“Romeo and Juliet is a story about two really unlikely young people who aren’t drawn to each other because they should be, but because they can’t help it,” says Andrea Donaldson, who’s directing Shakespeare in the Ruff’s upcoming production of one of the English language’s most famous tragedies.
This year, Shakespeare in the Ruff is taking a new approach to the star-crossed lovers: Romeo and Juliet will both be played by women.
Vivien Endicott-Douglas, who was in Coal Mine’s production of Killer Joe this spring, plays Romeo. She stars opposite Kaitlyn Riordan, a founding member of the company who’s played Sylvia in Two Gents and Imogen in Cymbeline’s Reign.
Rounding out the largely female cast is Andrea Davis as the Prince, Wayne Burns as Benvolio/Balthasar, Philippa Domville as Capulet, Richard Lee as Tybalt/Friar, Brendan McMurtry-Howlett as Mercutio/Paris, and Ellora Patnaik as Montague/Nurse.

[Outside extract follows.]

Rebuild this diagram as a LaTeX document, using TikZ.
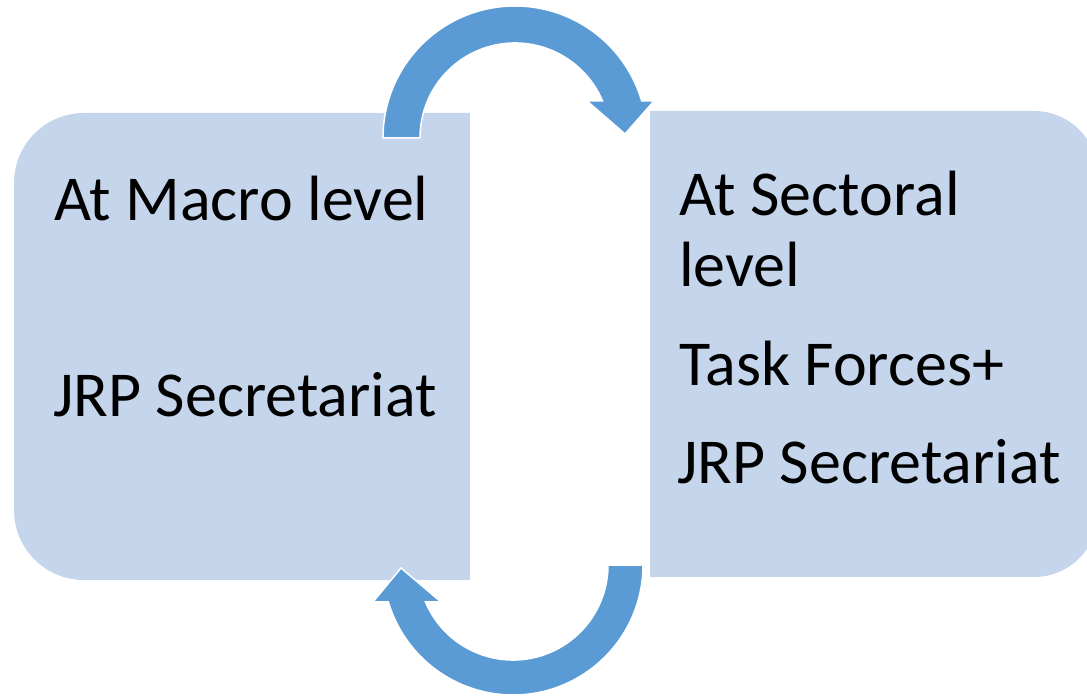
\documentclass[tikz,border=0pt]{standalone}
\usepackage{fontspec}
\setmainfont{Carlito}
\definecolor{boxblue}{RGB}{197,213,235}
\definecolor{arrowblue}{RGB}{91,155,213}
\tikzset{
  boxfill/.style={fill=boxblue, draw=none},
  arrowfill/.style={fill=arrowblue, draw=white, line width=1.5pt, line join=miter},
  lbl/.style={anchor=base west, inner sep=0pt, font=\fontsize{64}{70}\selectfont, text=black}
}
\begin{document}
\begin{tikzpicture}[x=1pt,y=1pt]
\useasboundingbox (0,0) rectangle (1087,696);
% left box
\path[boxfill] (470,116) -- (84,116) arc[start angle=270,end angle=180,radius=70]
  -- (14,513) arc[start angle=180,end angle=90,radius=70] -- (470,583) -- cycle;
% right box
\path[boxfill] (650,119) -- (1034,119) arc[start angle=-90,end angle=0,radius=64]
  -- (1098,521) arc[start angle=0,end angle=90,radius=64] -- (650,585) -- cycle;
% top arrow
\path[arrowfill] (383,558) arc[start angle=180,end angle=16.3,radius=132]
  -- (654,595) -- (625,562) -- (587,595) -- (602.5,595)
  arc[start angle=22.9,end angle=180,radius=95] -- cycle;
% bottom arrow
\path[arrowfill] (643,131) arc[start angle=0,end angle=-163.5,radius=130]
  -- (373,94) -- (401,128) -- (441,94) -- (425.5,94)
  arc[start angle=-157.1,end angle=0,radius=95] -- cycle;
% texts
\node[lbl] (macro) at (54,475) {At Macro level};
\node[lbl] (jrpL) at (53,279) {JRP Secretariat};
\node[lbl] (sect) at (679,480) {At Sectoral};
\node[lbl] (lev) at (679,409) {level};
\node[lbl] (task) at (679,310) {Task Forces+};
\node[lbl] (jrpR) at (677,212) {JRP Secretariat};
\end{tikzpicture}
\end{document}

Set and costume design is by Jenna McCutchen, with lighting designed by Andre du Toit. Rose Napoli is the assistant director.
Donaldson is looking forward to bringing the characters to life in a new and vital way. “There’s an inexplicable force that’s connecting the two of them that doesn’t make sense in their world,” she says. “I think that that’s truly what love is, the force of love, the power of love, and the power of healing that love can have.”
The show will be on Sunday through Tuesday at Withrow Park in Toronto’s East End, from August 16 to September 4. For more information, click here.
Fun facts! Here is the cast’s favourite Shakespeare in the park experience.
I went to see My Co-Mates and Brothers in Exile with my parents and sister in Walter Saunders Memorial Park. The performers engaged the local audience with great energy and it was moving to connect with people as we wandered through the park and witnessed the story unfold. It felt like we were all sharing such a rare community experience!
Every night during Ruff’s first season, in 2012, experiencing the nights getting shorter and the audiences getting bigger as we marvelled at having actually gotten Two Gents off the ground.
Ruff’s Macbeth, hands down.
Performing on the brink of a thunderstorm with wind raging around us as we approached the final scene. It was incredible just to have that ambience surround us.
The sense of awe, gratitude, and occasionally true horror I experienced performing Lady Macbeth’s mad scene with an audience of over a thousand in late August under the stars.
Experiencing Shakespeare with a starry sky above and the warm summer earth beneath. Just need some comfort food and I'm off!
Watching Diane D’Aquila make the earth stand still in Withrow Park with her curse in Richard III (2013). I swear you could hear a pin drop on the Danforth in that moment.
Playing Blanche in King John in Withrow Park and for the first time experiencing Shakespeare’s words carrying my performance like a powerful and invisible guide. It’s a feeling I will never forget.